Opinion

The Gambling Review Body report received wide publicity, but the casual reader might have been left with the impression that the main recommendation was for Las Vegas-style gambling in Blackpool. In fact, it contains far-reaching proposals for reform of the law governing betting and gaming. In practice, the report may well suffer the same fate as similar reports and gather dust on a minister's shelf. The Government may well conclude that any gain in tax revenue is insufficient to justify the risk of unpopularity arising from widespread opposition to the quadrupling of the number of casinos and a doubling of the number of betting shops in the UK.
It is unlikely that existing operators will embrace the proposed changes in their totality – they have far more to lose than to gain. The only real pressure for change is likely to come from those with a commercial interest in breaking into a tightly regulated market. The Gambling Review Body recognises potentially harmful effects of deregulation, but concludes that these do not outweigh the desirability of a liberal approach.

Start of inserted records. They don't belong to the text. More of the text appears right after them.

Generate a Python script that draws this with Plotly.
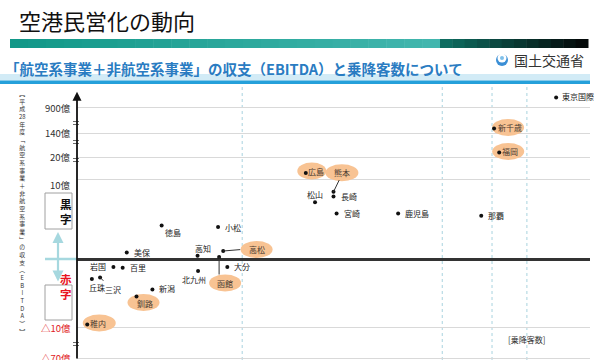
import plotly.graph_objects as go

# ---------------- data ----------------
airports = ["東京国際", "新千歳", "福岡", "広島", "熊本", "長崎", "松山", "宮崎", "鹿児島", "那覇",
            "徳島", "小松", "高松", "美保", "高知", "函館", "大分", "岩国", "百里", "北九州",
            "三沢", "丘珠", "新潟", "釧路", "稚内"]
# relative passenger position on the (unlabelled) x scale, 0-100
passengers_idx = [93.4, 81.3, 82.3, 44.6, 50.0, 50.0, 46.4, 50.6, 62.6, 78.8,
                  16.5, 27.5, 28.5, 9.7, 23.5, 27.7, 29.3, 7.1, 8.9, 23.6,
                  4.5, 2.9, 14.7, 11.6, 2.0]
# EBITDA on the broken display scale (10 = 10億 line, 0 = break-even)
ebitda_disp = [20.2, 16.3, 13.3, 10.75, 8.4, 7.8, 7.1, 5.7, 5.7, 5.4,
               4.2, 4.0, 1.0, 0.8, 0.4, 0.25, -1.0, -1.0, -1.1, -1.5,
               -2.3, -2.5, -3.8, -4.7, -8.2]
highlighted = ["新千歳", "福岡", "広島", "熊本", "高松", "函館", "釧路", "稚内"]

ytick_vals = [18.9, 15.75, 12.75, 10, -8.6, -12.4]
ytick_text = ["900億", "140億", "20億", "10億", "△10億", "△70億"]
ytick_neg = [False, False, False, False, True, True]
threshold_x = [32.2, 71.2, 80.9, 87.7]

title_text = "空港民営化の動向"
subtitle_text = "「航空系事業＋非航空系事業」の収支（EBITDA）と乗降客数について"
ministry_text = "国土交通省"
yaxis_title_cells = ["︻", "平", "成", "28", "年", "度", "﹁", "航", "空", "系", "事", "業", "＋",
                     "非", "航", "空", "系", "事", "業", "﹂", "の", "収", "支", "︵",
                     "E", "B", "I", "T", "D", "A", "︶", "︼"]
xaxis_title = "[乗降客数]"

# ---------------- style / label layout (screen px offsets, +dy = down) ----------------
# name: (anchor, text dx, text dy, ellipse (dx, dy, w) or None, leader line end (dx, dy) or None)
label_style = {
    "東京国際": ("left", 4, -1, None, None),
    "新千歳": ("center", 16, -1, (14, -1, 32), None),
    "福岡": ("center", 11, -1, (9, -1, 32), None),
    "広島": ("center", 10.5, -2, (6, -2, 29), None),
    "熊本": ("center", 8.4, -19, (8.4, -19, 33), (5.7, -11.7)),
    "長崎": ("left", 5, 0, None, None),
    "松山": ("center", 0, -8, None, None),
    "宮崎": ("left", 5, 0, None, None),
    "鹿児島": ("left", 5, 0, None, None),
    "那覇": ("left", 5, 0, None, None),
    "徳島": ("center", 11, 7, None, None),
    "小松": ("left", 5, 0, None, None),
    "高松": ("center", 33.4, -1.4, (33.4, -1.4, 32), (17, -1.4)),
    "美保": ("left", 5, 0, None, None),
    "高知": ("center", 5, -7, None, None),
    "函館": ("center", 6, 26, (6, 26, 32), (0, 17.5)),
    "大分": ("left", 5, -1, None, None),
    "岩国": ("right", -5, -1, None, None),
    "百里": ("left", 5, 0, None, None),
    "北九州": ("center", -4, 8, None, None),
    "三沢": ("center", 13, 12, None, (3.3, 3.4)),
    "丘珠": ("center", 5, 8, None, None),
    "新潟": ("left", 5, -1, None, None),
    "釧路": ("center", 8, 7, (7, 6, 32), None),
    "稚内": ("center", 10.5, -1.5, (12, -1.6, 33), None),
}

FONT = "Noto Sans CJK JP"
W, H = 600, 360
L, R, T, B = 77, 590, 85, 360


def PX(x):
    return (x - L) / (R - L)


def PY(y):
    return (B - y) / (B - T)


fig = go.Figure()

fig.add_trace(go.Scatter(
    x=passengers_idx, y=ebitda_disp, mode="markers",
    marker=dict(size=4, color="#111111"), hoverinfo="text", text=airports,
    showlegend=False, cliponaxis=False))

shapes = []
annotations = []

# threshold dashed lines
for tx in threshold_x:
    shapes.append(dict(type="line", xref="x", yref="paper", x0=tx, x1=tx, y0=0, y1=1.01,
                       line=dict(color="#a9d3df", width=1, dash="dot"), layer="below"))

# labels, ellipses, leader lines
for name, xv, yv in zip(airports, passengers_idx, ebitda_disp):
    anchor, tdx, tdy, ell, lead = label_style[name]
    if ell is not None:
        edx, edy, ew = ell
        eh = 17
        shapes.append(dict(type="circle", xref="x", yref="y", xsizemode="pixel", ysizemode="pixel",
                           xanchor=xv, yanchor=yv,
                           x0=edx - ew / 2, x1=edx + ew / 2, y0=-edy - eh / 2, y1=-edy + eh / 2,
                           fillcolor="#f8c393", line=dict(width=0), layer="between"))
    if lead is not None:
        ldx, ldy = lead
        shapes.append(dict(type="line", xref="x", yref="y", xsizemode="pixel", ysizemode="pixel",
                           xanchor=xv, yanchor=yv, x0=0, x1=ldx, y0=0, y1=-ldy,
                           line=dict(color="#333333", width=1), layer="above"))
    col = "#4a3a30" if name in highlighted else "#222222"
    annotations.append(dict(x=xv, y=yv, xref="x", yref="y", text=name, showarrow=False,
                            xanchor=anchor, yanchor="middle", xshift=tdx, yshift=-tdy,
                            font=dict(family=FONT, size=8, color=col)))

# y tick labels
for v, t, neg in zip(ytick_vals, ytick_text, ytick_neg):
    shift = -6 if t == "10億" else 0
    annotations.append(dict(x=0, y=v, xref="x", yref="y", text=t, showarrow=False,
                            xanchor="right", yanchor="middle", xshift=-4, yshift=shift,
                            font=dict(family=FONT, size=9.5,
                                      color="#e0201e" if neg else "#333333")))

# y axis arrow
annotations.append(dict(x=0, y=20.9, xref="x", yref="y", ax=0, ay=-12.625, axref="x", ayref="y",
                        text="", showarrow=True, arrowhead=2, arrowsize=1, arrowwidth=1.8,
                        arrowcolor="#111111"))
# axis break marks
for by in [123, 142, 160, 344]:
    for off in (-1.5, 1.5):
        shapes.append(dict(type="line", xref="paper", yref="paper", x0=PX(73), x1=PX(79),
                           y0=PY(by + off), y1=PY(by + off), line=dict(color="#444444", width=0.8)))

# x axis caption
annotations.append(dict(x=PX(547), y=PY(347), xref="paper", yref="paper", text=xaxis_title,
                        showarrow=False, font=dict(family=FONT, size=8, color="#333333")))

# vertical y-axis title (stacked glyphs)
annotations.append(dict(x=PX(18), y=PY(88), xref="paper", yref="paper",
                        text="<br>".join(yaxis_title_cells), yanchor="top", align="center",
                        showarrow=False, borderpad=0,
                        font=dict(family=FONT, size=5.9, color="#333333")))

# 黒字 / 赤字 boxes
for (y0, y1, c1, c2, col) in [(193, 229, "黒", "字", "#111111"), (285, 320, "赤", "字", "#e8141e")]:
    shapes.append(dict(type="rect", xref="paper", yref="paper", x0=PX(45), x1=PX(72),
                       y0=PY(y1), y1=PY(y0), line=dict(color="#a0a0a0", width=1),
                       fillcolor="white"))
    mid = (y0 + y1) / 2
    annotations.append(dict(x=PX(58.5), y=PY(mid), xref="paper", yref="paper",
                            text="<b>" + c1 + "<br>" + c2 + "</b>", borderpad=0,
                            showarrow=False, font=dict(family=FONT, size=11.5, color=col)))

# light blue double arrow and break-even connector
annotations.append(dict(x=PX(58), y=PY(232), xref="paper", yref="paper", ax=0, ay=51,
                        text="", showarrow=True, arrowhead=2, arrowside="end+start",
                        arrowwidth=2.2, arrowsize=1, arrowcolor="#a6d8df"))
shapes.append(dict(type="line", xref="paper", yref="paper", x0=PX(45), x1=PX(77),
                   y0=PY(259), y1=PY(259), line=dict(color="#a6d8df", width=2.5)))

# ---------- header ----------
annotations.append(dict(x=PX(17), y=PY(20), xref="paper", yref="paper", text=title_text,
                        showarrow=False, xanchor="left", yanchor="middle",
                        font=dict(family=FONT, size=22, color="#111111")))


def lerp(c1, c2, t):
    return "rgb(%d,%d,%d)" % tuple(round(a + (b - a) * t) for a, b in zip(c1, c2))


n = 24
for i in range(n):
    xa = 10 + (440 - 10) * i / n
    xb = 10 + (440 - 10) * (i + 1) / n + 0.5
    shapes.append(dict(type="rect", xref="paper", yref="paper", x0=PX(xa), x1=PX(xb),
                       y0=PY(48), y1=PY(39), line=dict(width=0),
                       fillcolor=lerp((18, 152, 136), (66, 182, 174), i / (n - 1))))
n2 = 12
for i in range(n2):
    xa = 440 + (588 - 440) * i / n2
    xb = 440 + (588 - 440) * (i + 1) / n2 + 0.5
    shapes.append(dict(type="rect", xref="paper", yref="paper", x0=PX(xa), x1=PX(xb),
                       y0=PY(48), y1=PY(39), line=dict(width=0),
                       fillcolor=lerp((14, 108, 96), (5, 10, 10), i / (n2 - 1))))

annotations.append(dict(x=PX(3), y=PY(68), xref="paper", yref="paper", text="<b>" + subtitle_text + "</b>",
                        showarrow=False, xanchor="left", yanchor="middle",
                        font=dict(family=FONT, size=14.5, color="#2a7cc2")))
annotations.append(dict(x=PX(512), y=PY(60), xref="paper", yref="paper", text=ministry_text,
                        showarrow=False, xanchor="left", yanchor="middle",
                        font=dict(family=FONT, size=14, color="#333333")))
# emblem
shapes.append(dict(type="circle", xref="paper", yref="paper", x0=PX(496), x1=PX(508),
                   y0=PY(66), y1=PY(54), fillcolor="#3b8fd6", line=dict(width=0)))
shapes.append(dict(type="circle", xref="paper", yref="paper", x0=PX(497.5), x1=PX(506.5),
                   y0=PY(62.5), y1=PY(53.5), fillcolor="white", line=dict(width=0)))
shapes.append(dict(type="circle", xref="paper", yref="paper", x0=PX(500), x1=PX(504),
                   y0=PY(60), y1=PY(56), fillcolor="#7fc0ea", line=dict(width=0)))

# header bands
shapes.append(dict(type="rect", xref="paper", yref="paper", x0=PX(0), x1=PX(590),
                   y0=PY(80.5), y1=PY(74), fillcolor="#d2ebf6", line=dict(width=0)))
shapes.append(dict(type="rect", xref="paper", yref="paper", x0=PX(0), x1=PX(590),
                   y0=PY(84), y1=PY(80.5), fillcolor="#25a0da", line=dict(width=0)))

fig.update_layout(
    width=W, height=H,
    margin=dict(l=L, r=W - R, t=T, b=H - B),
    paper_bgcolor="white", plot_bgcolor="white",
    xaxis=dict(range=[0, 100], showgrid=False, zeroline=False, showticklabels=False,
               showline=False, ticks=""),
    yaxis=dict(range=[-12.625, 21.75], tickvals=ytick_vals, showticklabels=False, ticks="",
               showgrid=True, gridcolor="#d9d9d9", gridwidth=1,
               zeroline=True, zerolinecolor="#333333", zerolinewidth=2.5, showline=False),
    shapes=shapes, annotations=annotations, showlegend=False,
    font=dict(family=FONT),
)

fig.write_html("out.html", config={"displayModeBar": False},
               post_script="document.body.style.margin='0';document.body.style.overflow='hidden';")
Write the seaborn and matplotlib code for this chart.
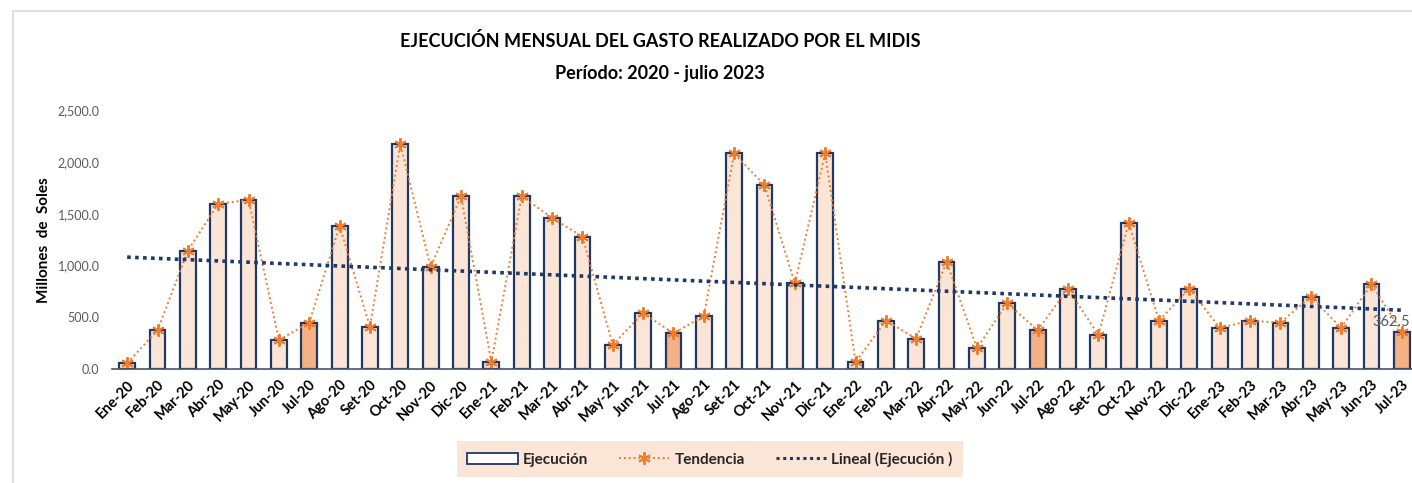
import numpy as np
import pandas as pd
import matplotlib
matplotlib.use("Agg")
import matplotlib.pyplot as plt
import seaborn as sns
from matplotlib.patches import Patch, Rectangle
from matplotlib.lines import Line2D
from matplotlib.ticker import FuncFormatter

meses = ["Ene-20", "Feb-20", "Mar-20", "Abr-20", "May-20", "Jun-20", "Jul-20", "Ago-20", "Set-20", "Oct-20", "Nov-20", "Dic-20",
         "Ene-21", "Feb-21", "Mar-21", "Abr-21", "May-21", "Jun-21", "Jul-21", "Ago-21", "Set-21", "Oct-21", "Nov-21", "Dic-21",
         "Ene-22", "Feb-22", "Mar-22", "Abr-22", "May-22", "Jun-22", "Jul-22", "Ago-22", "Set-22", "Oct-22", "Nov-22", "Dic-22",
         "Ene-23", "Feb-23", "Mar-23", "Abr-23", "May-23", "Jun-23", "Jul-23"]
ejecucion = [60, 375, 1145, 1595, 1634, 283, 450, 1383, 411, 2171, 987, 1669,
             70, 1669, 1460, 1280, 237, 543, 347, 514, 2081, 1775, 830, 2081,
             70, 469, 295, 1038, 203, 637, 376, 778, 331, 1409, 469, 778,
             399, 469, 450, 701, 399, 820, 362.5]
destacados = ["Jul-20", "Jul-21", "Jul-22", "Jul-23"]
y_ticks = [0, 500, 1000, 1500, 2000, 2500]

NAVY = "#1F3864"
ORANGE = "#ED7D31"
LIGHT = "#FBE5D6"
DARK = "#F4B183"

sns.set_theme(style="white")
plt.rcParams["font.family"] = ["Lato", "DejaVu Sans"]

df = pd.DataFrame({"mes": meses, "valor": ejecucion,
                   "grupo": ["julio" if m in destacados else "otro" for m in meses]})

fig = plt.figure(figsize=(14.12, 4.83), dpi=100)
ax = fig.add_axes([112 / 1412, 1 - 369.3 / 483, (1417 - 112) / 1412, 259.3 / 483])

sns.barplot(data=df, x="mes", y="valor", hue="grupo", palette={"julio": DARK, "otro": LIGHT},
            dodge=False, width=0.52, edgecolor=NAVY, linewidth=1.6, legend=False, ax=ax, saturation=1)

pos = np.arange(len(meses))
sns.lineplot(x=pos, y=ejecucion, ax=ax, color=ORANGE, linestyle=(0, (1, 1.5)), linewidth=1.4,
             marker=(6, 2, 0), markersize=9, markeredgewidth=1.4, markeredgecolor=ORANGE)

coef = np.polyfit(pos, ejecucion, 1)
trend = np.polyval(coef, pos)
sns.lineplot(x=pos, y=trend, ax=ax, color=NAVY, linestyle=(0, (1, 1.2)), linewidth=2.6)

ax.text(pos[-1] - 0.35, ejecucion[-1] + 95, "362.5", color="#595959", fontsize=10.5,
        ha="center", va="center")

ax.set_xlim(-0.5, len(meses) - 0.5)
ax.set_ylim(0, 2500)
ax.set_yticks(y_ticks)
ax.yaxis.set_major_formatter(FuncFormatter(lambda v, p: f"{v:,.1f}"))
ax.tick_params(axis="y", labelsize=9, colors="#595959", length=0, pad=9)
ax.set_xticks(pos)
ax.set_xticklabels(meses, rotation=45, ha="right", rotation_mode="anchor", fontsize=10.5,
                   fontweight="bold", color="black")
ax.tick_params(axis="x", length=0, pad=6)
ax.set_xlabel("")
ax.set_ylabel("Millones  de  Soles", fontsize=11, fontweight="bold", color="black", labelpad=5)
for s in ["top", "right", "left"]:
    ax.spines[s].set_visible(False)
ax.spines["bottom"].set_color("#44546A")
ax.spines["bottom"].set_linewidth(1.2)
ax.grid(False)
ax.set_facecolor("none")

fig.text(660 / 1412, 1 - 41 / 483, "EJECUCIÓN MENSUAL DEL GASTO REALIZADO POR EL MIDIS",
         ha="center", va="center", fontsize=13, fontweight="bold", color="black")
fig.text(660 / 1412, 1 - 74 / 483, "Período: 2020 - julio 2023",
         ha="center", va="center", fontsize=13, fontweight="bold", color="black")

fig.patches.append(Rectangle((12.5 / 1412, -0.05), 1.2, 1 - 11 / 483 + 0.05, transform=fig.transFigure,
                             fill=False, edgecolor="#D9D9D9", linewidth=1.2))

handles = [Patch(facecolor="white", edgecolor=NAVY, linewidth=1.3),
           Line2D([], [], color=ORANGE, linestyle=(0, (1, 1.5)), linewidth=1.4, marker=(6, 2, 0),
                  markersize=9, markeredgewidth=1.4),
           Line2D([], [], color=NAVY, linestyle=(0, (1, 1.2)), linewidth=2.2)]
labels = ["Ejecución", "Tendencia", "Lineal (Ejecución )"]
leg = fig.legend(handles, labels, loc="center", bbox_to_anchor=(710 / 1412, 1 - 459 / 483), ncol=3,
                 frameon=True, fancybox=False, facecolor=LIGHT, edgecolor="none", framealpha=1,
                 prop={"weight": "bold", "size": 11}, columnspacing=2.0, handlelength=3.3,
                 borderpad=0.7, handletextpad=0.35, borderaxespad=0)
leg.get_frame().set_boxstyle("square", pad=0.0)

fig.savefig("out.png", dpi=100)
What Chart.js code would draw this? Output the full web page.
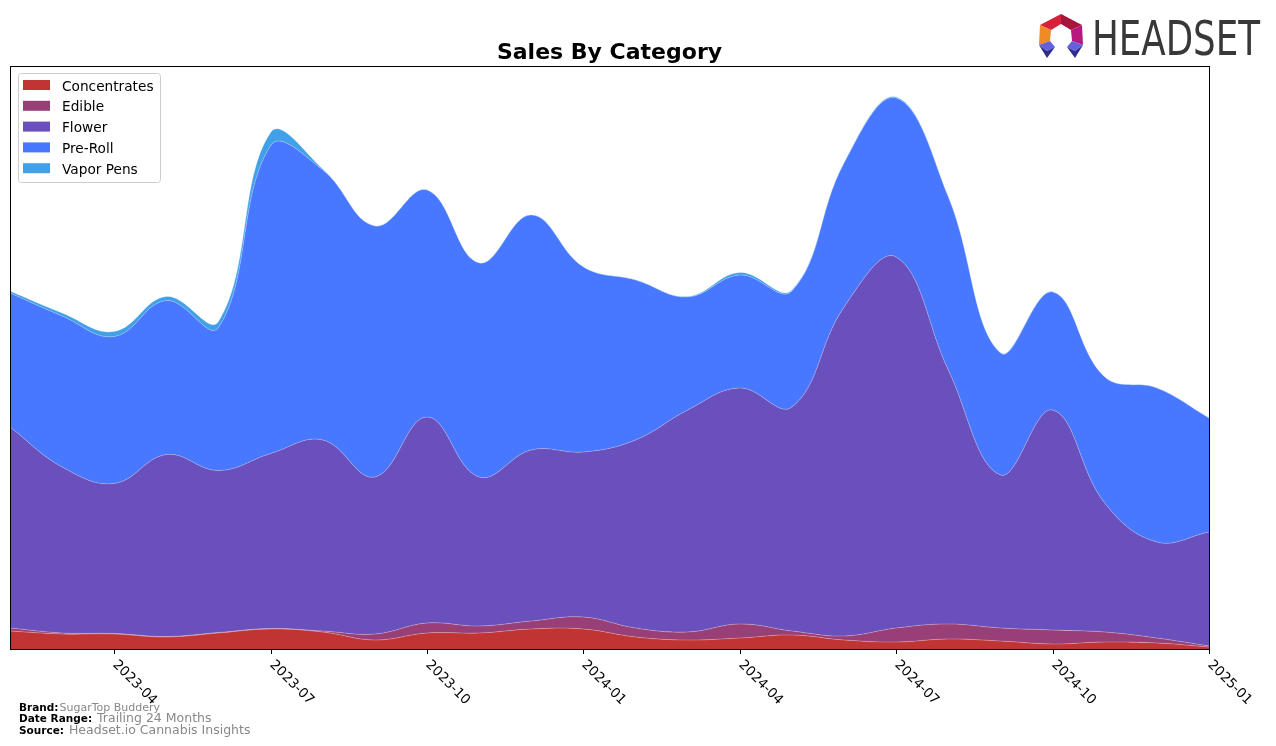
<!DOCTYPE html>
<html>
<head>
<meta charset="utf-8">
<script src="https://cdn.jsdelivr.net/npm/chart.js@4/dist/chart.umd.min.js"></script>
<style>
  body { margin: 0; background: #fff; }
  #wrap { width: 1276px; height: 746px; }
</style>
</head>
<body>
<div id="wrap"><canvas id="salesChart" width="1276" height="746"></canvas></div>
<script>
// Meses (trailing 24 months)
const months = ['2023-02','2023-03','2023-04','2023-05','2023-06','2023-07','2023-08','2023-09','2023-10','2023-11','2023-12',
  '2024-01','2024-02','2024-03','2024-04','2024-05','2024-06','2024-07','2024-08','2024-09','2024-10','2024-11','2024-12','2025-01'];

// Valores (unidades relativas)
const concentrates = [18,15,15,12,16,20,17,9,16,16,20,20,12,9,11,14,9,7,10,8,5,7,6,2];
const edible = [3,1,0.5,0.5,0.5,0.5,1,6,10,7,8,12,9,8,14,4,4,14,15,13,14,10,5,1];
const flower = [201,166,150,182,162,175,191,157,206,149,171,165,188,222,236,224,329,371,254,153,220,129,96,114];
const preRoll = [134,151,147,154,143,308,270,251,227,214,235,185,160,113,113,116,144,159,173,122,118,126,154,114];
const vaporPens = [2,3,5,4,6,13,1,0.3,0.3,0.3,0.3,0.3,0.3,0.5,2.5,1,0.5,1,0.5,0.5,0.3,0.3,0.3,0.3];

const tickLabels = ['2023-04','2023-07','2023-10','2024-01','2024-04','2024-07','2024-10','2025-01'];

const categories = ['Concentrates','Edible','Flower','Pre-Roll','Vapor Pens'];
const colors = ['#C03434','#993F77','#6A50BC','#4878FF','#40A0E8'];
const series = [concentrates, edible, flower, preRoll, vaporPens];

// Moldura, ticks, título, legenda, rodapé e logo
const decorPlugin = {
  id: 'decor',
  afterDraw(chart) {
    const ctx = chart.ctx;
    const area = chart.chartArea;
    const xScale = chart.scales.x;
    ctx.save();

    // caixa do gráfico
    ctx.strokeStyle = '#000';
    ctx.lineWidth = 1;
    ctx.strokeRect(area.left + 0.5, area.top + 0.5, area.right - area.left, area.bottom - area.top);

    // ticks e labels do eixo x
    ctx.font = '13.5px "DejaVu Sans"';
    ctx.fillStyle = '#000';
    ctx.textAlign = 'left';
    ctx.textBaseline = 'top';
    tickLabels.forEach(lbl => {
      const x = Math.round(xScale.getPixelForValue(months.indexOf(lbl))) + 0.5;
      ctx.beginPath();
      ctx.moveTo(x, area.bottom);
      ctx.lineTo(x, area.bottom + 5);
      ctx.stroke();
      ctx.save();
      ctx.translate(x + 5, area.bottom + 9);
      ctx.rotate(Math.PI / 4);
      ctx.fillText(lbl, 0, 0);
      ctx.restore();
    });

    // título
    ctx.font = 'bold 22px "DejaVu Sans"';
    ctx.textAlign = 'center';
    ctx.textBaseline = 'alphabetic';
    ctx.fillText('Sales By Category', (area.left + area.right) / 2, 59);

    // legenda
    const lx = 18, ly = 73, lw = 142, lh = 109;
    ctx.beginPath();
    ctx.roundRect(lx + 0.5, ly + 0.5, lw, lh, 3);
    ctx.fillStyle = 'rgba(255,255,255,0.8)';
    ctx.fill();
    ctx.strokeStyle = '#CCCCCC';
    ctx.stroke();
    ctx.font = '13.7px "DejaVu Sans"';
    ctx.textAlign = 'left';
    ctx.textBaseline = 'middle';
    categories.forEach((name, i) => {
      const cy = 85 + i * 20.8;
      ctx.fillStyle = colors[i];
      ctx.fillRect(23, cy - 5, 27, 10);
      ctx.fillStyle = '#000';
      ctx.fillText(name, 62, cy + 2);
    });

    // rodapé
    ctx.textBaseline = 'alphabetic';
    const footer = [
      ['Brand:', 'SugarTop Buddery', 711, 11],
      ['Date Range:', ' Trailing 24 Months', 722, 12.5],
      ['Source:', ' Headset.io Cannabis Insights', 734, 12.5]
    ];
    footer.forEach(([label, value, y, size]) => {
      ctx.font = 'bold 10.5px "DejaVu Sans"';
      ctx.fillStyle = '#000';
      ctx.fillText(label, 19, y);
      const w = ctx.measureText(label).width;
      ctx.font = size + 'px "DejaVu Sans"';
      ctx.fillStyle = '#888';
      ctx.fillText(value, 19 + w + 1, y);
    });

    // logo HEADSET
    const poly = (pts, color) => {
      ctx.beginPath();
      ctx.moveTo(pts[0][0], pts[0][1]);
      for (let i = 1; i < pts.length; i++) ctx.lineTo(pts[i][0], pts[i][1]);
      ctx.closePath();
      ctx.fillStyle = color;
      ctx.fill();
    };
    poly([[1040,25],[1061,14],[1061,24],[1051,30]], '#D8203A');
    poly([[1061,14],[1082,25],[1071,30],[1061,24]], '#A8153C');
    poly([[1082,25],[1083,45],[1072,41],[1071,30]], '#B8177E');
    poly([[1040,25],[1051,30],[1050,41],[1039,45]], '#F08A24');
    poly([[1039,45],[1050,41],[1055,47],[1047,51]], '#6560DD');
    poly([[1039,45],[1047,51],[1055,47],[1047,58]], '#2E2F8C');
    poly([[1083,45],[1072,41],[1067,47],[1075,51]], '#6560DD');
    poly([[1083,45],[1075,51],[1067,47],[1075,58]], '#2E2F8C');

    ctx.font = '48px "Liberation Sans Narrow", "DejaVu Sans Condensed", "Liberation Sans"';
    ctx.fillStyle = '#383838';
    ctx.textAlign = 'left';
    ctx.textBaseline = 'alphabetic';
    const tw = ctx.measureText('HEADSET').width;
    ctx.save();
    ctx.translate(1092, 55);
    ctx.scale(168 / tw, 1);
    ctx.fillText('HEADSET', 0, 0);
    ctx.restore();

    ctx.restore();
  }
};

const datasets = categories.map((name, i) => ({
  label: name,
  data: series[i],
  backgroundColor: colors[i],
  borderColor: 'rgba(255,255,255,0.25)',
  borderWidth: 1,
  fill: i === 0 ? 'origin' : '-1',
  pointRadius: 0,
  tension: 0.4
}));

new Chart(document.getElementById('salesChart').getContext('2d'), {
  type: 'line',
  data: { labels: months, datasets: datasets },
  options: {
    responsive: false,
    animation: false,
    layout: { padding: { left: 10, right: 67, top: 66, bottom: 97 } },
    plugins: { legend: { display: false }, title: { display: false }, tooltip: { enabled: false } },
    scales: {
      x: { display: false },
      y: { display: false, stacked: true, min: 0, max: 583 }
    }
  },
  plugins: [decorPlugin]
});
</script>
</body>
</html>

There are 176 specific recommendations. The main proposals are: betting and gaming regulation should be incorporated in a single act; all betting and gaming activities should be controlled by a gambling commission; the existing system of the licensing of individuals in the casino business should be extended to betting shop managers; the requirement to demonstrate demand for an additional betting shop or casino should be abolished; the requirement that casinos can be established only in certain towns and cities should be abolished; casinos should be allowed to provide opportunities for betting and bingo on their premises; casinos should possibly be permitted to install an unlimited number of slot machines with unlimited stakes and prizes; the prohibition on consumption of alcohol on the casino gaming floor should be removed; casinos should be allowed to provide live entertainment; bingo halls should be allowed to offer unlimited prizes; betting shops should be allowed to have jackpot machines; betting on the National Lottery should be allowed; and the requirement that only packaged snacks can be sold in betting shops should be removed.
The Gaming Board would have an expanded role, becoming the Gambling Commission. It would have greater powers to check up on casino operators and would extend its influence to the control of bookmaking. Bookmakers, whether companies or individuals, would have to undergo a vigorous 'fit-and-proper' test and would be investigated for competence and knowledge, and for honesty and financial status. This would be more far-reaching than the present investigations by betting licensing committees of applicants for bookmakers' permits.
The commission would also promote and police new money laundering regulations, which would be extended to apply to bookmaking. The present controls restrict the number of casinos and betting shops, and the Gambling Review Body would make its position clear. It argues that worries about operators behaving inappropriately if supply outstrips demand should be controlled by regulation and encouraging competition, not by rationing supply.
The report does acknowledge that complete deregulation carries risks. Consequently, it concludes that there should not be betting in pubs or alcohol in betting shops. In a couple of areas, it proposes greater restrictions than exist at present, and it recommends that gaming machines be banned from cafés and taxi offices and, in amusement arcades, new restrictions on the payouts and staking should be imposed.
Those familiar with the white paper recommendations for reform of liquor licensing law will be surprised to learn that the report proposes that local authorities should have the power to license casinos and betting shops. It envisages that authorities should have the ability to institute a blanket ban on all, or particular types of, gambling premises in a specified area.
No doubt the Government will now embark on a process of consultation. It will be interesting to see whether the proposed changes are implemented in the form proposed, in a modified form, or not at all. Perhaps the safest bet would be the deregulation of some of the outdated restrictions by secondary legislation, thereby avoiding the difficulties and adverse publicity arising from legislating for wholesale deregulation.